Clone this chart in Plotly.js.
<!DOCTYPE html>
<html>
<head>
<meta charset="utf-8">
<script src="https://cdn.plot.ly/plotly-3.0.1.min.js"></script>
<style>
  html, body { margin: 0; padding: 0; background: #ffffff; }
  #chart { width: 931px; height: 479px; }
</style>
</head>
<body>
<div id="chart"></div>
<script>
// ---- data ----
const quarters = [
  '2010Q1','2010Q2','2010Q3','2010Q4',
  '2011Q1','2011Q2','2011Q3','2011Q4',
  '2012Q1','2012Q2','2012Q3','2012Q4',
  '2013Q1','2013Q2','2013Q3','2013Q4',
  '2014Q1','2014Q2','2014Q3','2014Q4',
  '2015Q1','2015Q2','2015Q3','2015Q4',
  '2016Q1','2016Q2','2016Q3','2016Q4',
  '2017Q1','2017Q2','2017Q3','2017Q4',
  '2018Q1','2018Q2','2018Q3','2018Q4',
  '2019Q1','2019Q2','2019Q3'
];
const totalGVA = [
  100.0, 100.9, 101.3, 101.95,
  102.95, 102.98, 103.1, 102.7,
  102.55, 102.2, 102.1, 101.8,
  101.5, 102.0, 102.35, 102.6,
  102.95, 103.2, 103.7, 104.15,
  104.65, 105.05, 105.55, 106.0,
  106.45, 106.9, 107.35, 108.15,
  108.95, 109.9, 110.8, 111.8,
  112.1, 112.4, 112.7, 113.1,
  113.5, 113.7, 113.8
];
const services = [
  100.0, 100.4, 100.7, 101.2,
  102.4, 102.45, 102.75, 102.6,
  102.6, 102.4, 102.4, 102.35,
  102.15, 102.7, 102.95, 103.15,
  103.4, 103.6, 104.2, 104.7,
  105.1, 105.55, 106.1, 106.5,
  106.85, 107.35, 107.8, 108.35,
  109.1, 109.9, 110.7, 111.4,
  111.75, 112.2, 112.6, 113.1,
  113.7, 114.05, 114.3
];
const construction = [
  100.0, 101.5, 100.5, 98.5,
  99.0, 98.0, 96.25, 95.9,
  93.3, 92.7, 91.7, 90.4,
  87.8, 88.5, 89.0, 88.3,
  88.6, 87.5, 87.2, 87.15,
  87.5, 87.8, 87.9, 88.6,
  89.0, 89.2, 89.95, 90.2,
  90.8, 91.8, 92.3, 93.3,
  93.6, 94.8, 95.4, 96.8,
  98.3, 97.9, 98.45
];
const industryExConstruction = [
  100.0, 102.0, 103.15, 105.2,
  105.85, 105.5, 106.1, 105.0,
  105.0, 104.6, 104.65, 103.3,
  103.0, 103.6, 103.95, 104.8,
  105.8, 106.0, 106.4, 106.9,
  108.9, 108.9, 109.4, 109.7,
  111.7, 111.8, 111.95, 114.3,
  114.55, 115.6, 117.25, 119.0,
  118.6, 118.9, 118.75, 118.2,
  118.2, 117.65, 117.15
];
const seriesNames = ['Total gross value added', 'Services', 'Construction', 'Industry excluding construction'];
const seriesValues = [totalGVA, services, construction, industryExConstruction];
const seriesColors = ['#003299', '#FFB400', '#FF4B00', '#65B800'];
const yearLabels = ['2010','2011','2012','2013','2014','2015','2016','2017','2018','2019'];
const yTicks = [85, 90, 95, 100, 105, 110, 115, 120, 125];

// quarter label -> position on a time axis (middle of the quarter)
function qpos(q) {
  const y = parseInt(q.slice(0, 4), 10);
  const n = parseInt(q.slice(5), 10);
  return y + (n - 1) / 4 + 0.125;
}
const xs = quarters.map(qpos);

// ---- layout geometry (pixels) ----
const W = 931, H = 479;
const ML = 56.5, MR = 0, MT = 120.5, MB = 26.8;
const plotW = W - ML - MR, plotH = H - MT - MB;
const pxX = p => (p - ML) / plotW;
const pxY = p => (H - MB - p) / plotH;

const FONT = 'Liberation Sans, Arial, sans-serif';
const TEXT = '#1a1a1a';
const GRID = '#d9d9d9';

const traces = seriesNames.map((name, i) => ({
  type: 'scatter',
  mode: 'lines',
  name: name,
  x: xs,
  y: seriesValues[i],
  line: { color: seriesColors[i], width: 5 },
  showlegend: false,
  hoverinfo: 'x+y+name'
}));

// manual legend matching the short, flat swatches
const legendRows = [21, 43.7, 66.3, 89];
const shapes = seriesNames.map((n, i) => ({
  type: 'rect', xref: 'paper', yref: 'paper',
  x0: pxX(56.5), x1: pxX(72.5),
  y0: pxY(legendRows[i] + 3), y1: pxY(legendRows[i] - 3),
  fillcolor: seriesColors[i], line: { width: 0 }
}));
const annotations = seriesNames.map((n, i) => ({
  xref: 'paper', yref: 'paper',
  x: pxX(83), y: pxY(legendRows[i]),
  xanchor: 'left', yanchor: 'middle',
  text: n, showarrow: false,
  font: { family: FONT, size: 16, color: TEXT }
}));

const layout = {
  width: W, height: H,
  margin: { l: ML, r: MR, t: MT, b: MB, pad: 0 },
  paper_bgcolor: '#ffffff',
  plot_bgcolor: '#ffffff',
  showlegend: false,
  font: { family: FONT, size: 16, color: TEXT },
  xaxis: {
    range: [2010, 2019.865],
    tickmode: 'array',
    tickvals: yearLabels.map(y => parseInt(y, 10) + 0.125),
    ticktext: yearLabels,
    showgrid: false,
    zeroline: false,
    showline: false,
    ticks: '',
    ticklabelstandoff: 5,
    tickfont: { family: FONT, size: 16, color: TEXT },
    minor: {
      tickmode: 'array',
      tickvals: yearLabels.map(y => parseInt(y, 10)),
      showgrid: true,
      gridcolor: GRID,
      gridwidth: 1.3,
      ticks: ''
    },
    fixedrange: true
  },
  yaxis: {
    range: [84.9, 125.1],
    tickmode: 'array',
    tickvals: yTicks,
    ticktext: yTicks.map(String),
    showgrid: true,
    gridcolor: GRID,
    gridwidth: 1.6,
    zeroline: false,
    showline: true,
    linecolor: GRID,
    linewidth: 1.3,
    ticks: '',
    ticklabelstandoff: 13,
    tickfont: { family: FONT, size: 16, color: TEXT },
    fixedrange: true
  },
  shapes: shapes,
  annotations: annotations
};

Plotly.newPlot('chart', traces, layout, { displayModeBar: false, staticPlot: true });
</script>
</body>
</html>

* * *

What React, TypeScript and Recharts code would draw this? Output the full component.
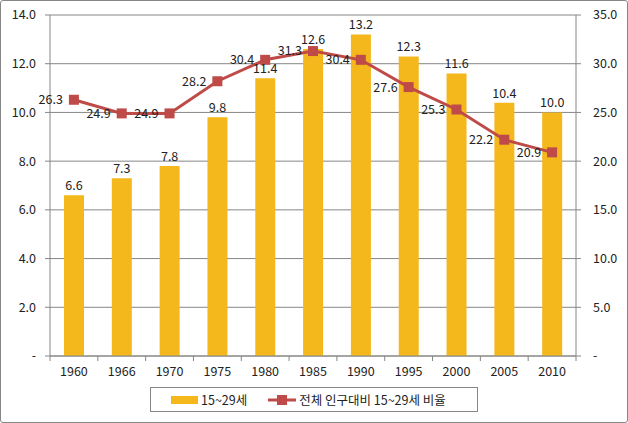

# Aim of the exercise
Identify each line containing the string "this" and copy it out.

# Correct response
Clone this chart in Plotly.js.
What React, TypeScript and Recharts code would draw this? Output the full component.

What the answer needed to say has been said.